"Al final compré una Iso", dijo mi padre. Era la más barata. Lo máximo era la Vespa, pero el presupuesto no daba, nos dimos cuenta mientras acariciábamos el lustroso caballito azul y blanco. Recelosos escuchamos las explicaciones: "No es la más lujosa, pero tiene un excelente motor; ésta nos puede cargar a todos, las demás no". Con el tiempo corroboramos estas palabras. La noble motoneta portó a toda la familia por aquellas calles de un ayer fragante de nostalgias, calles casi todas de tierra, de aquella vida, cuando nadie se asombraba de ver un vehículo como éste cargado con tres o más personas.
Varias veces subimos al vehículo mi padre, mi madre, Hugo y yo que éramos niños, y Delia bastante más chica. Contó bien: cinco.
De entrada, quise probarla con el vecinito atrás; y el mal uso del embrague me jugó una mala pasada: la moto se clavó en la acequia, y el chico pasó de largo al agua.
Tiempos eran aquellos -bien digo- de otra vida. La Iso me llevó a hacer las prácticas de tiro al Polígono de Pie de Palo, para anticipar el Servicio Militar, para que no se superpusiera con la Facultad. La ponía casi a cien, esas frías mañanas construidas de pájaro bobo y mosto, cuando peleábamos los tiritones con un diario bajo el pulóver.
A la moto le limpiábamos periódicamente el carburador con kerosene y el motor sonaba entonces como violín. El tiempo hizo lo suyo, como en todo, ciclos dicen, y la motoneta fue vendida. Con los años, me encontré con un hombre que me recordó que nos había comprado la Iso. Sin saberlo, me dio un pasaporte traslúcido a los recuerdos, esa patria azul de nuestras crónicas, donde se nace y muere en uno y en los demás, donde aprendemos a caminar entre escarchas y jardines, donde fuimos construyendo el ser humano y la memoria, donde la Iso puso lo suyo.
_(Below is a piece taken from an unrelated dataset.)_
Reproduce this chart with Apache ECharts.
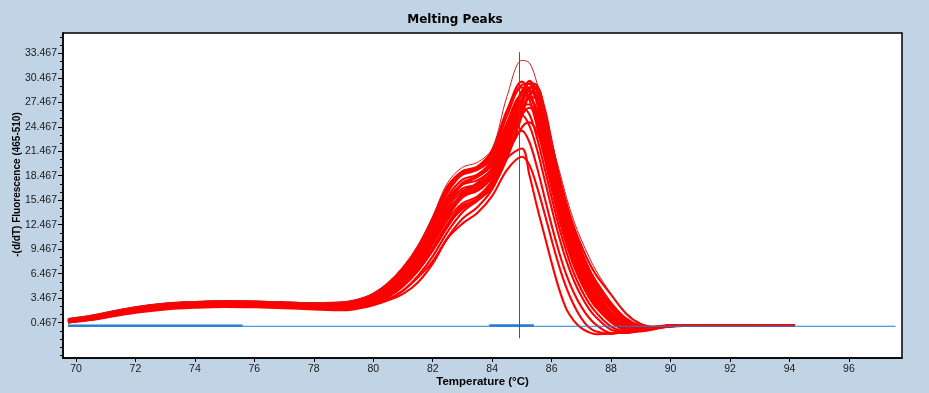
<!DOCTYPE html>
<html>
<head>
<meta charset="utf-8">
<script src="https://cdn.jsdelivr.net/npm/echarts@6/dist/echarts.min.js"></script>
<style>
html,body{margin:0;padding:0;background:#C1D4E5;}
#chart{width:929px;height:393px;}
</style>
</head>
<body>
<div id="chart"></div>
<script>
// Temperature grid (°C) shared by the red melting-peak curves
const temps = [69.73,70.5,71.25,72,73,74,75,76,77,78,79,79.5,80,80.5,81,81.5,82,82.5,83,83.5,84,84.5,85,85.25,85.5,85.75,86,86.25,86.5,86.75,87,87.25,87.5,88,88.5,89,89.5,90,91,92,93,94.18];

// -(d/dT) Fluorescence values, one array per sample curve
const curveA  = [0.95,1.35,1.9,2.4,2.85,3.05,3.15,3.1,3.0,2.9,3.0,3.35,4.1,5.4,7.3,9.9,13.5,17.6,19.5,20.1,21.8,28.2,32.6,32.3,29.9,26.2,22.6,19.2,15.8,12.9,10.6,8.6,6.8,4.0,1.6,0.3,0.0,0.1,0.15,0.15,0.15,0.15];
const curveB1 = [0.8,1.2,1.75,2.25,2.7,2.95,3.05,3.0,2.9,2.8,2.9,3.2,3.8,5.0,6.8,9.3,12.7,16.4,18.7,19.4,21.2,25.8,29.6,29.7,27.4,23.6,19.4,15.3,11.8,8.9,6.6,4.7,3.3,1.2,0.0,-0.3,-0.1,0.1,0.15,0.1,0.1,0.1];
const curveB2 = [0.7,1.1,1.6,2.1,2.6,2.85,2.95,2.9,2.8,2.7,2.7,2.95,3.5,4.5,6.1,8.5,11.6,15.0,17.4,18.3,19.8,24.0,28.6,30.1,28.9,25.4,21.2,17.0,13.3,10.2,7.6,5.6,4.0,1.6,0.3,-0.2,-0.1,0.1,0.15,0.15,0.1,0.1];
const curveB3 = [0.6,1.0,1.5,2.0,2.5,2.75,2.85,2.8,2.7,2.6,2.55,2.75,3.2,4.1,5.6,7.8,10.7,13.9,16.2,17.2,18.6,22.6,27.2,29.1,29.3,26.3,22.0,17.6,13.8,10.7,8.1,6.0,4.3,1.8,0.4,-0.2,-0.1,0.1,0.1,0.15,0.1,0.1];
const curveB4 = [0.5,0.85,1.3,1.75,2.2,2.4,2.5,2.45,2.35,2.2,2.1,2.3,2.7,3.3,4.4,6.2,8.6,11.6,14.0,15.4,17.0,20.6,25.8,28.4,29.2,26.9,22.7,18.2,15.0,12.2,9.9,7.9,6.3,3.9,1.6,0.3,-0.1,0.1,0.1,0.1,0.15,0.15];
const curveB5 = [0.9,1.3,1.85,2.35,2.8,3.0,3.1,3.05,2.95,2.85,2.95,3.3,4.0,5.3,7.2,9.8,13.3,17.2,19.0,19.6,21.6,26.5,29.3,27.8,24.6,20.8,16.9,13.2,10.0,7.4,5.3,3.6,2.3,0.5,-0.4,-0.5,-0.2,0.05,0.1,0.15,0.15,0.15];
const curveB6 = [0.7,1.1,1.65,2.15,2.6,2.85,2.95,2.9,2.8,2.7,2.7,3.0,3.55,4.6,6.2,8.6,11.8,15.3,17.6,18.4,20.2,24.6,28.9,29.8,28.0,24.4,20.2,16.0,12.4,9.4,7.0,5.0,3.5,1.3,0.1,-0.3,-0.1,0.1,0.1,0.1,0.15,0.15];
const curveB7 = [0.6,0.95,1.45,1.95,2.4,2.65,2.75,2.7,2.6,2.5,2.45,2.65,3.1,4.0,5.4,7.5,10.3,13.4,15.8,16.8,18.5,22.4,26.6,28.1,27.9,25.2,21.4,17.4,13.9,10.9,8.4,6.4,4.7,2.2,0.6,-0.1,-0.1,0.1,0.1,0.1,0.1,0.15];
const curveB8 = [0.85,1.25,1.8,2.3,2.75,3.0,3.1,3.05,2.95,2.85,2.9,3.25,3.9,5.1,7.0,9.6,13.0,16.8,18.6,19.2,21.4,26.4,30.0,28.9,26.0,22.2,18.2,14.3,11.0,8.2,6.0,4.2,2.9,0.9,-0.2,-0.4,-0.1,0.1,0.1,0.1,0.1,0.1];
const curveB9 = [0.5,0.85,1.35,1.8,2.25,2.45,2.55,2.5,2.4,2.25,2.15,2.35,2.8,3.6,4.9,6.8,9.3,12.2,14.6,15.6,17.4,21.6,26.6,28.0,26.6,23.2,19.2,15.2,11.7,8.8,6.5,4.6,3.2,1.1,-0.1,-0.3,-0.1,0.1,0.1,0.1,0.1,0.1];
const curveB10 = [0.5,0.8,1.25,1.7,2.1,2.3,2.4,2.35,2.25,2.1,2.0,2.2,2.6,3.3,4.4,6.0,8.0,10.9,13.2,14.6,16.8,21.0,26.0,28.5,28.7,26.0,22.0,17.8,14.4,11.5,9.1,7.1,5.5,2.9,1.0,0.1,-0.1,0.1,0.1,0.1,0.15,0.15];
const curveB11 = [0.65,1.0,1.5,2.0,2.45,2.7,2.8,2.75,2.65,2.55,2.5,2.7,3.2,4.1,5.5,7.7,10.6,13.8,16.4,17.6,19.4,23.6,27.8,29.8,29.6,26.6,22.4,18.0,14.3,11.2,8.6,6.5,4.8,2.2,0.6,-0.1,-0.1,0.1,0.15,0.15,0.15,0.1];
const curveC1 = [0.75,1.15,1.7,2.2,2.65,2.9,3.0,2.95,2.85,2.75,2.8,3.05,3.6,4.7,6.4,8.9,12.1,15.6,17.4,17.9,19.3,23.3,27.2,27.2,25.0,21.6,17.8,14.0,10.7,7.9,5.7,4.0,2.6,0.6,-0.4,-0.4,-0.2,0.05,0.1,0.15,0.15,0.1];
const curveC2 = [0.65,1.05,1.55,2.05,2.5,2.75,2.85,2.8,2.7,2.6,2.6,2.85,3.35,4.3,5.8,8.0,11.0,14.2,16.0,16.6,18.3,22.0,25.9,24.6,21.8,18.2,14.5,11.0,8.0,5.6,3.7,2.2,1.1,-0.4,-0.7,-0.5,-0.2,0.05,0.1,0.1,0.1,0.15];
const curveC3 = [0.7,1.05,1.6,2.1,2.55,2.8,2.9,2.85,2.75,2.65,2.6,2.85,3.4,4.4,5.9,8.2,11.2,14.5,16.6,17.2,18.8,22.4,25.9,26.8,25.6,22.6,18.9,15.1,11.7,8.8,6.5,4.6,3.2,1.0,-0.2,-0.4,-0.2,0.05,0.1,0.1,0.1,0.1];
const curveC4 = [0.85,1.25,1.8,2.3,2.75,2.95,3.05,3.0,2.9,2.8,2.85,3.15,3.8,5.0,6.9,9.5,13.0,16.9,19.0,19.4,20.8,25.0,28.3,28.2,25.8,22.2,18.3,14.4,11.0,8.2,6.0,4.2,2.8,0.8,-0.3,-0.4,-0.2,0.05,0.1,0.1,0.15,0.15];
const curveD1 = [0.55,0.9,1.4,1.85,2.3,2.5,2.6,2.55,2.45,2.3,2.2,2.35,2.7,3.2,4.0,5.4,7.7,10.8,12.6,13.9,16.0,19.2,20.8,19.8,17.2,14.0,10.6,7.4,4.7,2.6,1.0,-0.1,-0.6,-0.9,-0.6,-0.3,0.0,0.1,0.1,0.1,0.1,0.1];
const curveD2 = [0.6,0.95,1.45,1.9,2.35,2.55,2.65,2.6,2.5,2.4,2.35,2.55,3.0,3.9,5.2,7.1,9.6,12.5,14.4,15.4,17.6,20.6,21.8,18.6,14.8,11.3,7.8,4.6,2.1,0.7,-0.2,-0.7,-0.95,-0.85,-0.55,-0.25,0.0,0.1,0.1,0.1,0.1,0.1];
const curveD3 = [0.6,1.0,1.5,1.95,2.4,2.6,2.7,2.65,2.55,2.45,2.4,2.6,3.1,4.0,5.4,7.4,10.1,13.1,15.1,15.9,17.9,21.6,24.0,22.6,19.6,16.0,12.4,9.1,6.3,4.1,2.4,1.1,0.2,-0.8,-0.8,-0.5,-0.2,0.05,0.1,0.1,0.1,0.1];
const curveE1 = [0.75,1.15,1.7,2.2,2.65,2.9,3.0,2.95,2.85,2.75,2.75,3.05,3.65,4.75,6.5,9.0,12.3,15.9,18.0,18.6,20.4,24.8,28.6,29.0,27.6,24.2,20.2,16.2,12.7,9.7,7.2,5.2,3.7,1.4,0.1,-0.3,-0.1,0.1,0.1,0.1,0.1,0.1];
const curveE2 = [0.6,0.95,1.45,1.95,2.4,2.65,2.75,2.7,2.6,2.5,2.45,2.65,3.1,4.0,5.5,7.6,10.5,13.6,16.0,17.0,18.8,22.9,27.3,29.3,29.2,26.5,22.5,18.4,14.8,11.7,9.1,6.9,5.1,2.4,0.8,0.0,-0.1,0.1,0.1,0.1,0.1,0.1];
const curveE3 = [0.7,1.1,1.6,2.1,2.55,2.8,2.9,2.85,2.75,2.65,2.65,2.9,3.45,4.5,6.0,8.4,11.5,14.9,16.9,17.4,19.0,23.0,26.9,26.0,23.2,19.6,15.8,12.2,9.1,6.5,4.5,2.9,1.7,0.0,-0.6,-0.6,-0.3,0.0,0.1,0.1,0.1,0.1];
const curveE4 = [0.55,0.9,1.4,1.85,2.3,2.5,2.6,2.55,2.45,2.35,2.25,2.45,2.9,3.7,5.0,7.0,9.6,12.6,14.8,15.6,17.4,21.0,24.4,25.0,23.9,21.2,17.8,14.3,11.1,8.3,6.0,4.2,2.8,0.7,-0.4,-0.5,-0.2,0.05,0.1,0.1,0.1,0.1];
const curveE5 = [0.8,1.2,1.75,2.25,2.7,2.95,3.05,3.0,2.9,2.8,2.85,3.15,3.75,4.9,6.7,9.3,12.8,16.6,18.8,19.2,20.6,24.4,27.9,28.8,28.3,25.9,22.3,18.5,15.0,11.9,9.3,7.1,5.3,2.6,0.8,0.0,-0.1,0.1,0.1,0.15,0.15,0.15];

const redCurves = [curveD1,curveD2,curveD3,curveC1,curveC2,curveC3,curveC4,curveB1,curveB2,curveB3,curveB4,curveB5,curveB6,curveB7,curveB8,curveB9,curveB10,curveB11,curveE1,curveE2,curveE3,curveE4,curveE5,curveA];

// Blue (negative control) traces
const blueT1 = [69.73,75,80,85,90,95,97.57];
const blueV1 = [0.03,0.03,0.03,0.03,0.03,0.03,0.03];
const blueT2 = [69.73,72.5,75.6];
const blueV2 = [0.1,0.1,0.1];
const blueT3 = [83.9,84.6,85.4];
const blueV3 = [0.12,0.12,0.12];

// Vertical cursor (temperature, top and bottom values)
const cursorT = 84.92;
const cursorTop = 33.6;
const cursorBottom = -1.45;

// Axis ticks
const xTicks = [70,72,74,76,78,80,82,84,86,88,90,92,94,96];
const yTicks = [0.467,3.467,6.467,9.467,12.467,15.467,18.467,21.467,24.467,27.467,30.467,33.467];
const yMinor = [-3.533,-2.533,-1.533,-0.533,0.467,1.467,2.467,3.467,4.467,5.467,6.467,7.467,8.467,9.467,10.467,11.467,12.467,13.467,14.467,15.467,16.467,17.467,18.467,19.467,20.467,21.467,22.467,23.467,24.467,25.467,26.467,27.467,28.467,29.467,30.467,31.467,32.467,33.467,34.467,35.467];

const zip = (xs, ys) => xs.map((x, i) => [x, ys[i]]);

const series = [];
redCurves.forEach((c, k) => {
  const outer = k === redCurves.length - 1;
  const col = outer ? '#c8201e' : '#ff0000';
  series.push({
    type: 'line', data: zip(temps, c), showSymbol: false, smooth: 0.35,
    itemStyle: { color: col },
    lineStyle: { color: col, width: outer ? 1 : 2.1 },
    silent: true, z: 3
  });
});
series.push({ type: 'line', data: zip(blueT1, blueV1), showSymbol: false, itemStyle: { color: '#1f7fd6' }, lineStyle: { color: '#1f7fd6', width: 1.2 }, z: 3, silent: true,
  markLine: {
    silent: true, symbol: ['none', 'none'], label: { show: false }, z: 5,
    lineStyle: { color: '#b52a2a', width: 1, type: 'solid' },
    data: [[{ coord: [cursorT, cursorTop] }, { coord: [cursorT, cursorBottom] }]]
  }
});
series.push({ type: 'line', data: zip(blueT2, blueV2), showSymbol: false, itemStyle: { color: '#1f7fd6' }, lineStyle: { color: '#1f7fd6', width: 2.3 }, z: 3, silent: true });
series.push({ type: 'line', data: zip(blueT3, blueV3), showSymbol: false, itemStyle: { color: '#1f7fd6' }, lineStyle: { color: '#1f7fd6', width: 2.5 }, z: 3, silent: true });

const chart = echarts.init(document.getElementById('chart'), null, { renderer: 'canvas' });
chart.setOption({
  animation: false,
  backgroundColor: '#C1D4E5',
  title: {
    text: 'Melting Peaks', left: 455, top: 14, padding: 0, textAlign: 'center',
    textStyle: { fontFamily: 'DejaVu Sans', fontWeight: 'bold', fontSize: 12, color: '#000' }
  },
  grid: { left: 63, top: 33, right: 27, bottom: 35, containLabel: false, outerBoundsMode: 'none', show: true, backgroundColor: '#ffffff', borderColor: '#000', borderWidth: 1.5 },
  xAxis: {
    type: 'value', min: 69.563, max: 97.785,
    name: 'Temperature (°C)', nameLocation: 'middle', nameGap: 18, nameMoveOverlap: false,
    nameTextStyle: { fontFamily: 'Liberation Sans', fontWeight: 'bold', fontSize: 11.5, color: '#000' },
    axisLine: { show: true, onZero: false, lineStyle: { color: '#000', width: 1.5 } },
    axisTick: { show: true, length: 4, lineStyle: { color: '#000' }, customValues: xTicks },
    axisLabel: { customValues: xTicks, margin: 6, fontFamily: 'Liberation Sans', fontSize: 10.5, color: '#1a1a1a' },
    splitLine: { show: false }
  },
  yAxis: [{
    type: 'value', min: -3.86, max: 35.954,
    name: '-(d/dT) Fluorescence (465-510)', nameLocation: 'middle', nameGap: 41, nameRotate: 90, nameMoveOverlap: false,
    nameTextStyle: { fontFamily: 'Liberation Sans', fontWeight: 'bold', fontSize: 10, color: '#000', padding: [0, 0, 0, 22] },
    axisLine: { show: true, onZero: false, lineStyle: { color: '#000', width: 1.5 } },
    axisTick: { show: true, length: 5, lineStyle: { color: '#000' }, customValues: yTicks },
    axisLabel: { customValues: yTicks, margin: 6, fontFamily: 'Liberation Sans', fontSize: 10.5, color: '#1a1a1a', formatter: v => v.toFixed(3) },
    splitLine: { show: false }
  }, {
    type: 'value', min: -3.86, max: 35.954, position: 'left',
    axisLine: { show: false, onZero: false },
    axisTick: { show: true, length: 3, lineStyle: { color: '#000' }, customValues: yMinor },
    axisLabel: { show: false },
    splitLine: { show: false }
  }],
  series: series
});
</script>
</body>
</html>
Tengo sumiso en algún lugarcito de la conciencia el sonido delicioso de la motoneta; y en los sueños aún persigue y conduce mi adolescente con su trote azul por aquellas calles, entre aquella gente y aquellos crepúsculos, entre aquellas distintas aspiraciones y algún sueño resignado. Imposible salir de allí sin desconocer nuestro espejo.